The cost of living in a post-colonial world through a westernized self-perception as people of colour is the 'cultural cringe' that young Indians, especially the Indian diaspora goes through. This dissonance in identity was first confronted and subverted by the digital warriors that emerged as comedy writers who turned the 'embarrassment' of the cacophony of the Indian accent into a loving tale of acceptance, even pride. South Asian YouTubers like Lilly Singh AKA 'Superwoman' and Jasmeet Raina known by his online moniker 'Jus Reign' became beacons for those seeking relatable stories and shared experiences within the diaspora, shaping the identity of a generation that grew up feeling caught between two worlds.
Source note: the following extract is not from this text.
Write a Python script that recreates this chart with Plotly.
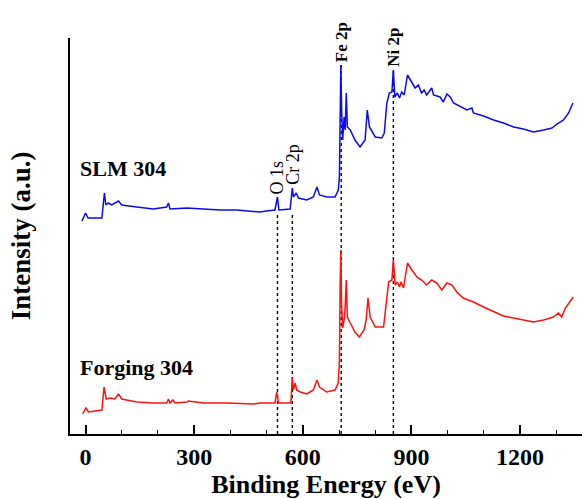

These YouTubers weren't just content creators; they were storytellers weaving narratives of cultural complexity and bridging the gap for a generation grappling with dual identities. In the realm of millennial nostalgia, their videos were not merely skits; they were touchstones of understanding for individuals mentally pendulating between heritage and assimilation.
Lily Singh's rise from making skits to becoming the first openly bisexual person of Indian and South Asian descent to host an American broadcast major network late-night talk show is emblematic of this transformative journey. Jus Reign, a luminary in his own right, embarked on a creative hiatus in 2018, leaving fans to speculate about his next move. Now, six years later, he returns with Late Bloomer, an eight-part, semi-autobiographical Crave series that delves into the intricacies of a diaspora kid's struggle to balance ambition with cultural obligations. The series, loosely based on Raina's own experiences, portrays Jasmeet Dutta, a turban-wearing millennial, grappling with the challenges of forging a path in the 21st-century content creation landscape while honouring his Eastern roots. This narrative reflects the broader struggle of a generation that often feels a step behind their peers, caught between traditional expectations and the pursuit of personal dreams.
Late Bloomer is a poignant exploration of the delicate dance between ambition and tradition. Jasmeet Dutta's journey mirrors the conflicts faced by many young adults, torn between familial responsibilities and the pursuit of personal aspirations. From seeking out turban-wearing actors who aren't using it merely as costume for the role and using the dialect of Punjabi Jasmeet's own family speaks in, Jasmeet and the production team have made sure the show is organically authentic.
In an era where speaking your truth is increasingly valued, Jus Reign and his contemporaries have not only entertained but also set cultural benchmarks. By staying true to their roots and presenting narratives that resonate with reliability and a sense of belonging, these creators have etched cultural milestones for the South Asian community. Among widely loved stories of bittersweet cultural clashes of immigrant identity against the Western machine that are intertwined with the added spice of inter-generational dynamics like Mo, Ramy & Little America, Late Bloomer becomes not just a series but a continuation of a journey of the diaspora; a roaring declaration that you can leave the country behind but not the culture.